Set the data down again, exactly as it reads, but without the pictures.

-- begin Data lines --

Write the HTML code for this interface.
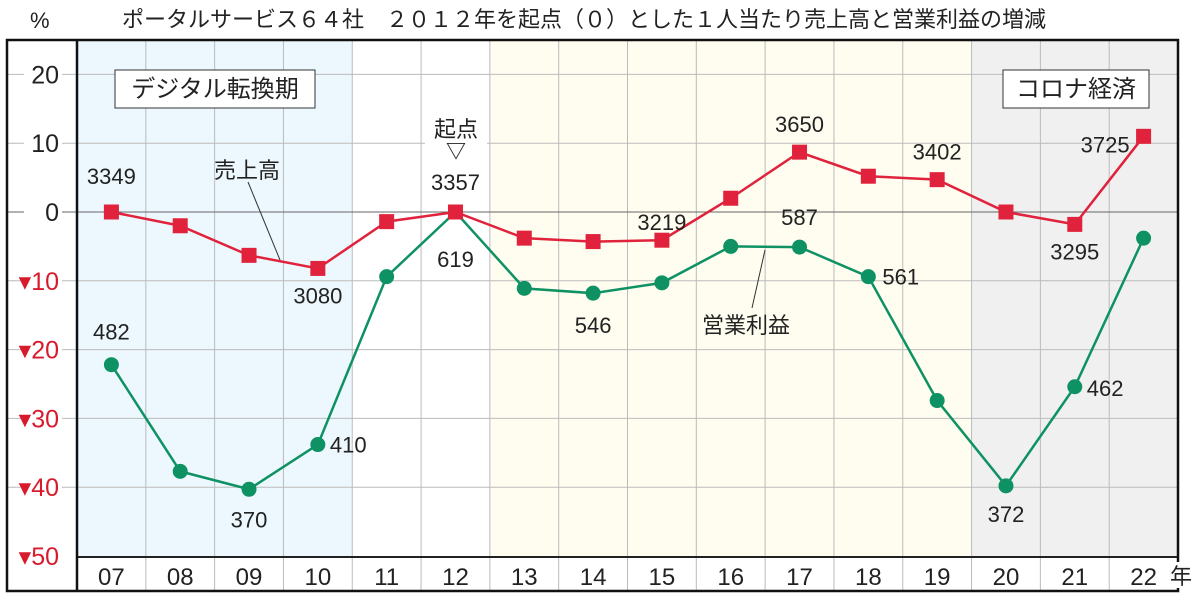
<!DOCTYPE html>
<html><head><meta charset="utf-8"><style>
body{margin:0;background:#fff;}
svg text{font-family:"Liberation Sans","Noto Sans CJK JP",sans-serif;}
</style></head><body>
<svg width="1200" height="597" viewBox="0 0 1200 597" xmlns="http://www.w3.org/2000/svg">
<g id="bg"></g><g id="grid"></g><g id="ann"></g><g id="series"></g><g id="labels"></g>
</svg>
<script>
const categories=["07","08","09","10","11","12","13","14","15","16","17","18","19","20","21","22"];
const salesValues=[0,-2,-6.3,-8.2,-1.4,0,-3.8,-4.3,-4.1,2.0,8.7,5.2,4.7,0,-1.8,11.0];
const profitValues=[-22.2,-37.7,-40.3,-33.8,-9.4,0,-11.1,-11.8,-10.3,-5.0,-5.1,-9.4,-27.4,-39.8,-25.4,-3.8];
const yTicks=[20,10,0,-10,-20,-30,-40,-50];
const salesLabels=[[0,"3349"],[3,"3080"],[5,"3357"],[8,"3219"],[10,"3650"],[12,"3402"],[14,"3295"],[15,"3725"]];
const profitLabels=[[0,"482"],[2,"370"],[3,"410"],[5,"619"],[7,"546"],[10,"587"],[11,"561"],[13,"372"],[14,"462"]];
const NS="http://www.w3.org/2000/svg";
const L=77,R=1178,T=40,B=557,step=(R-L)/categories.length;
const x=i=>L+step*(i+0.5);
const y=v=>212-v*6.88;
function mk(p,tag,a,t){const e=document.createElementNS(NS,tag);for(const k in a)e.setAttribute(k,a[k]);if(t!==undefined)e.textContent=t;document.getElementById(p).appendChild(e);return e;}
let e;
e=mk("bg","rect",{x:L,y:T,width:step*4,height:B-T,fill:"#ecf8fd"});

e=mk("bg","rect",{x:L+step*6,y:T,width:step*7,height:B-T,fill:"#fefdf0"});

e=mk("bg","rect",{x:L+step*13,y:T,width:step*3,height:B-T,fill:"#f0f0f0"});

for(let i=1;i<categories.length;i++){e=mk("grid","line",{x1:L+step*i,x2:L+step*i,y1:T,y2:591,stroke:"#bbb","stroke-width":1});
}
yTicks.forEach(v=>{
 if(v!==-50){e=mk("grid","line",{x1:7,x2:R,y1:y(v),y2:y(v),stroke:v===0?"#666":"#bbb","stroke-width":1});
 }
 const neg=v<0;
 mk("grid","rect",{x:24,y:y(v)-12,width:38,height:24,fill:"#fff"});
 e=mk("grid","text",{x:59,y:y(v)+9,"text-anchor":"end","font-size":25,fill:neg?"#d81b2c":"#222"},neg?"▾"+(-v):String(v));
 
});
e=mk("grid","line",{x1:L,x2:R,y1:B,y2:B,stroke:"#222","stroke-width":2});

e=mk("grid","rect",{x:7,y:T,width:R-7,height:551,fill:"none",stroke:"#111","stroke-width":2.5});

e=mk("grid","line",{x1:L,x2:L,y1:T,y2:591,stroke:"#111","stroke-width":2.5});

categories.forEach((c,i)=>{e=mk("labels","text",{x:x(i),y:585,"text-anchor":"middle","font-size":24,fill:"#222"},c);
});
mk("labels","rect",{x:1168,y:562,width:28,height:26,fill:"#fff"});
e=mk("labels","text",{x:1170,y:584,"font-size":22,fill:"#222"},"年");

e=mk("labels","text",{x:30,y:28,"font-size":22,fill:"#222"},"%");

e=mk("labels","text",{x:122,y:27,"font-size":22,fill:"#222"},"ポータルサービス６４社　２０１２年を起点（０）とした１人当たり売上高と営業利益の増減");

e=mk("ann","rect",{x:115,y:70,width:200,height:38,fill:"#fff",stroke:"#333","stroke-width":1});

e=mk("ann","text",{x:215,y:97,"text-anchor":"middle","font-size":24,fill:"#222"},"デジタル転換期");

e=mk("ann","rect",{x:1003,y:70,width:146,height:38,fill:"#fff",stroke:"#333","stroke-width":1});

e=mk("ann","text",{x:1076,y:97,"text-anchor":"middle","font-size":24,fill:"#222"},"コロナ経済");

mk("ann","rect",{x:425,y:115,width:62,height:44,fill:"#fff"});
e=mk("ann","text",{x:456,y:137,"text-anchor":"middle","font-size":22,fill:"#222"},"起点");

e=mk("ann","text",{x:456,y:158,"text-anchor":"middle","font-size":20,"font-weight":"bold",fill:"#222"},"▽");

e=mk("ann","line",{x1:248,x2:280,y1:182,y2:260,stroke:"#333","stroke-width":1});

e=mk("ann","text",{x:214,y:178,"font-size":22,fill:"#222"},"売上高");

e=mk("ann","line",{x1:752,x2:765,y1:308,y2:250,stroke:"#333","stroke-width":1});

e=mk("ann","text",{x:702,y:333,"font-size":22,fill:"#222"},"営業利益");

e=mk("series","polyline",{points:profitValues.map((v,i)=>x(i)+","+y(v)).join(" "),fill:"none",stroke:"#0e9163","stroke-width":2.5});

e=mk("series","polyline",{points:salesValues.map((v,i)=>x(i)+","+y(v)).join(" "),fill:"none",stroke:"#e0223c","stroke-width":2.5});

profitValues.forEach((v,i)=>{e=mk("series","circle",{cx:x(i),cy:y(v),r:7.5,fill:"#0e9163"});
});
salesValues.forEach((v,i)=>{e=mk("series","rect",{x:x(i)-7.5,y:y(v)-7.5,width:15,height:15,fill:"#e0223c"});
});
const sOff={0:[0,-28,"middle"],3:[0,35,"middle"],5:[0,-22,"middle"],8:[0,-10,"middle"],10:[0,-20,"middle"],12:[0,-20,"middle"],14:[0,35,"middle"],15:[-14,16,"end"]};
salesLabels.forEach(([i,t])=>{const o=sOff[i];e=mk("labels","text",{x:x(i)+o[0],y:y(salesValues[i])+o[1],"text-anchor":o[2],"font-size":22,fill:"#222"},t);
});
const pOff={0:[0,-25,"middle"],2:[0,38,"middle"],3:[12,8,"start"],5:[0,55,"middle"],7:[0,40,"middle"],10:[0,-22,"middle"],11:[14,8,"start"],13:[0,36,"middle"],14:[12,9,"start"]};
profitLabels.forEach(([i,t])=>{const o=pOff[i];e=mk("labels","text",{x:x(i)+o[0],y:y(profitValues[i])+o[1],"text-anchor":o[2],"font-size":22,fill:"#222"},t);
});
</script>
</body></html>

-- end Data lines --

= Result of the task =
Write the HTML code for this interface.
<!DOCTYPE html>
<html><head><meta charset="utf-8"><style>
body{margin:0;background:#fff;}
svg text{font-family:"Liberation Sans","Noto Sans CJK JP",sans-serif;}
</style></head><body>
<svg width="1200" height="597" viewBox="0 0 1200 597" xmlns="http://www.w3.org/2000/svg">
<g id="bg"></g><g id="grid"></g><g id="ann"></g><g id="series"></g><g id="labels"></g>
</svg>
<script>
const categories=["07","08","09","10","11","12","13","14","15","16","17","18","19","20","21","22"];
const salesValues=[0,-2,-6.3,-8.2,-1.4,0,-3.8,-4.3,-4.1,2.0,8.7,5.2,4.7,0,-1.8,11.0];
const profitValues=[-22.2,-37.7,-40.3,-33.8,-9.4,0,-11.1,-11.8,-10.3,-5.0,-5.1,-9.4,-27.4,-39.8,-25.4,-3.8];
const yTicks=[20,10,0,-10,-20,-30,-40,-50];
const salesLabels=[[0,"3349"],[3,"3080"],[5,"3357"],[8,"3219"],[10,"3650"],[12,"3402"],[14,"3295"],[15,"3725"]];
const profitLabels=[[0,"482"],[2,"370"],[3,"410"],[5,"619"],[7,"546"],[10,"587"],[11,"561"],[13,"372"],[14,"462"]];
const NS="http://www.w3.org/2000/svg";
const L=77,R=1178,T=40,B=557,step=(R-L)/categories.length;
const x=i=>L+step*(i+0.5);
const y=v=>212-v*6.88;
function mk(p,tag,a,t){const e=document.createElementNS(NS,tag);for(const k in a)e.setAttribute(k,a[k]);if(t!==undefined)e.textContent=t;document.getElementById(p).appendChild(e);return e;}
let e;
e=mk("bg","rect",{x:L,y:T,width:step*4,height:B-T,fill:"#ecf8fd"});

e=mk("bg","rect",{x:L+step*6,y:T,width:step*7,height:B-T,fill:"#fefdf0"});

e=mk("bg","rect",{x:L+step*13,y:T,width:step*3,height:B-T,fill:"#f0f0f0"});

for(let i=1;i<categories.length;i++){e=mk("grid","line",{x1:L+step*i,x2:L+step*i,y1:T,y2:591,stroke:"#bbb","stroke-width":1});
}
yTicks.forEach(v=>{
 if(v!==-50){e=mk("grid","line",{x1:7,x2:R,y1:y(v),y2:y(v),stroke:v===0?"#666":"#bbb","stroke-width":1});
 }
 const neg=v<0;
 mk("grid","rect",{x:24,y:y(v)-12,width:38,height:24,fill:"#fff"});
 e=mk("grid","text",{x:59,y:y(v)+9,"text-anchor":"end","font-size":25,fill:neg?"#d81b2c":"#222"},neg?"▾"+(-v):String(v));
 
});
e=mk("grid","line",{x1:L,x2:R,y1:B,y2:B,stroke:"#222","stroke-width":2});

e=mk("grid","rect",{x:7,y:T,width:R-7,height:551,fill:"none",stroke:"#111","stroke-width":2.5});

e=mk("grid","line",{x1:L,x2:L,y1:T,y2:591,stroke:"#111","stroke-width":2.5});

categories.forEach((c,i)=>{e=mk("labels","text",{x:x(i),y:585,"text-anchor":"middle","font-size":24,fill:"#222"},c);
});
mk("labels","rect",{x:1168,y:562,width:28,height:26,fill:"#fff"});
e=mk("labels","text",{x:1170,y:584,"font-size":22,fill:"#222"},"年");

e=mk("labels","text",{x:30,y:28,"font-size":22,fill:"#222"},"%");

e=mk("labels","text",{x:122,y:27,"font-size":22,fill:"#222"},"ポータルサービス６４社　２０１２年を起点（０）とした１人当たり売上高と営業利益の増減");

e=mk("ann","rect",{x:115,y:70,width:200,height:38,fill:"#fff",stroke:"#333","stroke-width":1});

e=mk("ann","text",{x:215,y:97,"text-anchor":"middle","font-size":24,fill:"#222"},"デジタル転換期");

e=mk("ann","rect",{x:1003,y:70,width:146,height:38,fill:"#fff",stroke:"#333","stroke-width":1});

e=mk("ann","text",{x:1076,y:97,"text-anchor":"middle","font-size":24,fill:"#222"},"コロナ経済");

mk("ann","rect",{x:425,y:115,width:62,height:44,fill:"#fff"});
e=mk("ann","text",{x:456,y:137,"text-anchor":"middle","font-size":22,fill:"#222"},"起点");

e=mk("ann","text",{x:456,y:158,"text-anchor":"middle","font-size":20,"font-weight":"bold",fill:"#222"},"▽");

e=mk("ann","line",{x1:248,x2:280,y1:182,y2:260,stroke:"#333","stroke-width":1});

e=mk("ann","text",{x:214,y:178,"font-size":22,fill:"#222"},"売上高");

e=mk("ann","line",{x1:752,x2:765,y1:308,y2:250,stroke:"#333","stroke-width":1});

e=mk("ann","text",{x:702,y:333,"font-size":22,fill:"#222"},"営業利益");

e=mk("series","polyline",{points:profitValues.map((v,i)=>x(i)+","+y(v)).join(" "),fill:"none",stroke:"#0e9163","stroke-width":2.5});

e=mk("series","polyline",{points:salesValues.map((v,i)=>x(i)+","+y(v)).join(" "),fill:"none",stroke:"#e0223c","stroke-width":2.5});

profitValues.forEach((v,i)=>{e=mk("series","circle",{cx:x(i),cy:y(v),r:7.5,fill:"#0e9163"});
});
salesValues.forEach((v,i)=>{e=mk("series","rect",{x:x(i)-7.5,y:y(v)-7.5,width:15,height:15,fill:"#e0223c"});
});
const sOff={0:[0,-28,"middle"],3:[0,35,"middle"],5:[0,-22,"middle"],8:[0,-10,"middle"],10:[0,-20,"middle"],12:[0,-20,"middle"],14:[0,35,"middle"],15:[-14,16,"end"]};
salesLabels.forEach(([i,t])=>{const o=sOff[i];e=mk("labels","text",{x:x(i)+o[0],y:y(salesValues[i])+o[1],"text-anchor":o[2],"font-size":22,fill:"#222"},t);
});
const pOff={0:[0,-25,"middle"],2:[0,38,"middle"],3:[12,8,"start"],5:[0,55,"middle"],7:[0,40,"middle"],10:[0,-22,"middle"],11:[14,8,"start"],13:[0,36,"middle"],14:[12,9,"start"]};
profitLabels.forEach(([i,t])=>{const o=pOff[i];e=mk("labels","text",{x:x(i)+o[0],y:y(profitValues[i])+o[1],"text-anchor":o[2],"font-size":22,fill:"#222"},t);
});
</script>
</body></html>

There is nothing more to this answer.